Challenge: Reproduce the listing exactly and skip over any pictures.
**** Material ****
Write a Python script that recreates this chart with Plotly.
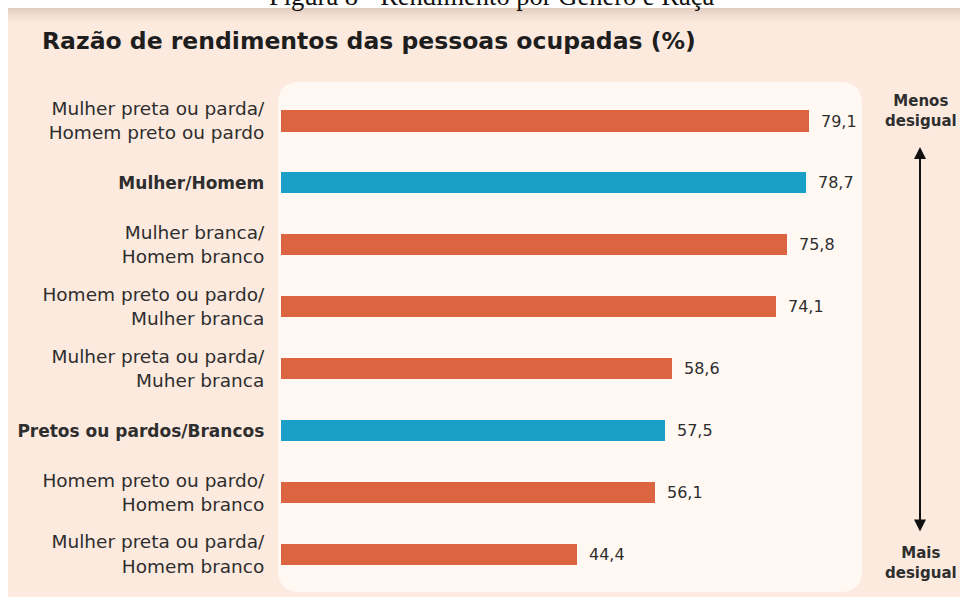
import plotly.graph_objects as go

W, H = 960, 600

categories = [
    "Mulher preta ou parda/<br>Homem preto ou pardo",
    "<b>Mulher/Homem</b>",
    "Mulher branca/<br>Homem branco",
    "Homem preto ou pardo/<br>Mulher branca",
    "Mulher preta ou parda/<br>Muher branca",
    "<b>Pretos ou pardos/Brancos</b>",
    "Homem preto ou pardo/<br>Homem branco",
    "Mulher preta ou parda/<br>Homem branco",
]
values = [79.1, 78.7, 75.8, 74.1, 58.6, 57.5, 56.1, 44.4]
groups = ["cross", "total", "cross", "cross", "cross", "total", "cross", "cross"]

title_text = "Razão de rendimentos das pessoas ocupadas (%)"
caption_text = "Figura 8 - Rendimento por Gênero e Raça"
top_label = "Menos<br>desigual"
bottom_label = "Mais<br>desigual"

ORANGE = "#DD6441"
BLUE = "#1A9FC8"
PEACH = "#FDEADF"
PANEL = "#FFF8F3"
TEXT = "#2E2E2E"
FONT = "DejaVu Sans"

def px(x):
    return x / W

def py(y):
    return 1 - y / H

# axis geometry (pixels)
x0_px, x1_px = 281, 862
px_per_unit = (809 - 281) / 79.1
xmax = (x1_px - x0_px) / px_per_unit
yc0, ystep = 121, 61.86
ytop_px, ybot_px = 82, 592
y_top = -(yc0 - ytop_px) / ystep
y_bot = (ybot_px - yc0) / ystep

idx = list(range(len(categories)))
colors = [BLUE if g == "total" else ORANGE for g in groups]
tick_text = [
    f'<span style="font-size:17px">{c}</span>' if g == "total" else c
    for c, g in zip(categories, groups)
]

fig = go.Figure()
fig.add_trace(go.Bar(
    x=values, y=idx, orientation="h",
    marker=dict(color=colors, line=dict(width=0)),
    width=0.34, hoverinfo="x+y",
))

annotations = []
for i, v in zip(idx, values):
    annotations.append(dict(
        x=v, y=i, xref="x", yref="y", text=f"{v:.1f}".replace(".", ","),
        showarrow=False, xanchor="left", yanchor="middle", xshift=10,
        font=dict(family=FONT, size=16, color=TEXT),
    ))

annotations += [
    dict(x=px(40), y=py(41), xref="paper", yref="paper", text=f"<b>{title_text}</b>",
         showarrow=False, xanchor="left", yanchor="middle",
         font=dict(family=FONT, size=23.5, color="#1E1E1E")),
    dict(x=px(491), y=py(13), xref="paper", yref="paper", text=caption_text,
         showarrow=False, xanchor="center", yanchor="bottom",
         font=dict(family="Liberation Serif", size=26.5, color="#111111")),
    dict(x=px(921), y=py(111), xref="paper", yref="paper", text=f"<b>{top_label}</b>",
         showarrow=False, xanchor="center", yanchor="middle",
         font=dict(family=FONT, size=15, color=TEXT)),
    dict(x=px(921), y=py(563), xref="paper", yref="paper", text=f"<b>{bottom_label}</b>",
         showarrow=False, xanchor="center", yanchor="middle",
         font=dict(family=FONT, size=15, color=TEXT)),
    dict(x=px(920), y=py(147), xref="paper", yref="paper", text="",
         ax=0, ay=386, axref="pixel", ayref="pixel",
         showarrow=True, arrowside="end+start", arrowhead=2, startarrowhead=2,
         arrowsize=1.2, startarrowsize=1.2, arrowwidth=2, arrowcolor="#111111"),
]

# rounded panel
l, r, t, b = px(278), px(862), py(82), py(592)
rx, ry = 22 / W, 22 / H
panel_path = (
    f"M {l+rx},{t} L {r-rx},{t} Q {r},{t} {r},{t-ry} "
    f"L {r},{b+ry} Q {r},{b} {r-rx},{b} L {l+rx},{b} "
    f"Q {l},{b} {l},{b+ry} L {l},{t-ry} Q {l},{t} {l+rx},{t} Z"
)

shapes = [
    dict(type="rect", xref="paper", yref="paper", x0=px(8), x1=1, y0=py(597), y1=py(8),
         fillcolor=PEACH, line=dict(width=0), layer="below"),
]
# top shadow band on the peach area
shade = ["#E2CDBF", "#E8D3C6", "#EEDACE", "#F3E0D5", "#F7E4D9", "#FAE7DC"]
for k, c in enumerate(shade):
    shapes.append(dict(type="rect", xref="paper", yref="paper", x0=px(8), x1=1,
                       y0=py(8 + 2.5 * (k + 1)), y1=py(8 + 2.5 * k),
                       fillcolor=c, line=dict(width=0), layer="below"))
shapes.append(dict(type="path", path=panel_path, xref="paper", yref="paper",
                   fillcolor=PANEL, line=dict(width=0), layer="below"))

fig.update_layout(
    width=W, height=H,
    margin=dict(l=0, r=0, t=0, b=0),
    paper_bgcolor="white", plot_bgcolor="rgba(0,0,0,0)",
    showlegend=False,
    xaxis=dict(domain=[px(x0_px), px(x1_px)], range=[0, xmax], visible=False, fixedrange=True),
    yaxis=dict(domain=[py(ybot_px), py(ytop_px)], range=[y_bot, y_top],
               tickvals=idx, ticktext=tick_text, showgrid=False, zeroline=False,
               showline=False, ticks="outside", ticklen=12, tickcolor="rgba(0,0,0,0)",
               tickfont=dict(family=FONT, size=18.5, color=TEXT), fixedrange=True),
    annotations=annotations,
    shapes=shapes,
    bargap=0,
)

fig.write_html(
    "out.html",
    config={"displayModeBar": False},
    post_script="document.body.style.margin='0';document.body.style.overflow='hidden';",
)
****
Output of the exercise:
Write a Python script that recreates this chart with Plotly.
import plotly.graph_objects as go

W, H = 960, 600

categories = [
    "Mulher preta ou parda/<br>Homem preto ou pardo",
    "<b>Mulher/Homem</b>",
    "Mulher branca/<br>Homem branco",
    "Homem preto ou pardo/<br>Mulher branca",
    "Mulher preta ou parda/<br>Muher branca",
    "<b>Pretos ou pardos/Brancos</b>",
    "Homem preto ou pardo/<br>Homem branco",
    "Mulher preta ou parda/<br>Homem branco",
]
values = [79.1, 78.7, 75.8, 74.1, 58.6, 57.5, 56.1, 44.4]
groups = ["cross", "total", "cross", "cross", "cross", "total", "cross", "cross"]

title_text = "Razão de rendimentos das pessoas ocupadas (%)"
caption_text = "Figura 8 - Rendimento por Gênero e Raça"
top_label = "Menos<br>desigual"
bottom_label = "Mais<br>desigual"

ORANGE = "#DD6441"
BLUE = "#1A9FC8"
PEACH = "#FDEADF"
PANEL = "#FFF8F3"
TEXT = "#2E2E2E"
FONT = "DejaVu Sans"

def px(x):
    return x / W

def py(y):
    return 1 - y / H

# axis geometry (pixels)
x0_px, x1_px = 281, 862
px_per_unit = (809 - 281) / 79.1
xmax = (x1_px - x0_px) / px_per_unit
yc0, ystep = 121, 61.86
ytop_px, ybot_px = 82, 592
y_top = -(yc0 - ytop_px) / ystep
y_bot = (ybot_px - yc0) / ystep

idx = list(range(len(categories)))
colors = [BLUE if g == "total" else ORANGE for g in groups]
tick_text = [
    f'<span style="font-size:17px">{c}</span>' if g == "total" else c
    for c, g in zip(categories, groups)
]

fig = go.Figure()
fig.add_trace(go.Bar(
    x=values, y=idx, orientation="h",
    marker=dict(color=colors, line=dict(width=0)),
    width=0.34, hoverinfo="x+y",
))

annotations = []
for i, v in zip(idx, values):
    annotations.append(dict(
        x=v, y=i, xref="x", yref="y", text=f"{v:.1f}".replace(".", ","),
        showarrow=False, xanchor="left", yanchor="middle", xshift=10,
        font=dict(family=FONT, size=16, color=TEXT),
    ))

annotations += [
    dict(x=px(40), y=py(41), xref="paper", yref="paper", text=f"<b>{title_text}</b>",
         showarrow=False, xanchor="left", yanchor="middle",
         font=dict(family=FONT, size=23.5, color="#1E1E1E")),
    dict(x=px(491), y=py(13), xref="paper", yref="paper", text=caption_text,
         showarrow=False, xanchor="center", yanchor="bottom",
         font=dict(family="Liberation Serif", size=26.5, color="#111111")),
    dict(x=px(921), y=py(111), xref="paper", yref="paper", text=f"<b>{top_label}</b>",
         showarrow=False, xanchor="center", yanchor="middle",
         font=dict(family=FONT, size=15, color=TEXT)),
    dict(x=px(921), y=py(563), xref="paper", yref="paper", text=f"<b>{bottom_label}</b>",
         showarrow=False, xanchor="center", yanchor="middle",
         font=dict(family=FONT, size=15, color=TEXT)),
    dict(x=px(920), y=py(147), xref="paper", yref="paper", text="",
         ax=0, ay=386, axref="pixel", ayref="pixel",
         showarrow=True, arrowside="end+start", arrowhead=2, startarrowhead=2,
         arrowsize=1.2, startarrowsize=1.2, arrowwidth=2, arrowcolor="#111111"),
]

# rounded panel
l, r, t, b = px(278), px(862), py(82), py(592)
rx, ry = 22 / W, 22 / H
panel_path = (
    f"M {l+rx},{t} L {r-rx},{t} Q {r},{t} {r},{t-ry} "
    f"L {r},{b+ry} Q {r},{b} {r-rx},{b} L {l+rx},{b} "
    f"Q {l},{b} {l},{b+ry} L {l},{t-ry} Q {l},{t} {l+rx},{t} Z"
)

shapes = [
    dict(type="rect", xref="paper", yref="paper", x0=px(8), x1=1, y0=py(597), y1=py(8),
         fillcolor=PEACH, line=dict(width=0), layer="below"),
]
# top shadow band on the peach area
shade = ["#E2CDBF", "#E8D3C6", "#EEDACE", "#F3E0D5", "#F7E4D9", "#FAE7DC"]
for k, c in enumerate(shade):
    shapes.append(dict(type="rect", xref="paper", yref="paper", x0=px(8), x1=1,
                       y0=py(8 + 2.5 * (k + 1)), y1=py(8 + 2.5 * k),
                       fillcolor=c, line=dict(width=0), layer="below"))
shapes.append(dict(type="path", path=panel_path, xref="paper", yref="paper",
                   fillcolor=PANEL, line=dict(width=0), layer="below"))

fig.update_layout(
    width=W, height=H,
    margin=dict(l=0, r=0, t=0, b=0),
    paper_bgcolor="white", plot_bgcolor="rgba(0,0,0,0)",
    showlegend=False,
    xaxis=dict(domain=[px(x0_px), px(x1_px)], range=[0, xmax], visible=False, fixedrange=True),
    yaxis=dict(domain=[py(ybot_px), py(ytop_px)], range=[y_bot, y_top],
               tickvals=idx, ticktext=tick_text, showgrid=False, zeroline=False,
               showline=False, ticks="outside", ticklen=12, tickcolor="rgba(0,0,0,0)",
               tickfont=dict(family=FONT, size=18.5, color=TEXT), fixedrange=True),
    annotations=annotations,
    shapes=shapes,
    bargap=0,
)

fig.write_html(
    "out.html",
    config={"displayModeBar": False},
    post_script="document.body.style.margin='0';document.body.style.overflow='hidden';",
)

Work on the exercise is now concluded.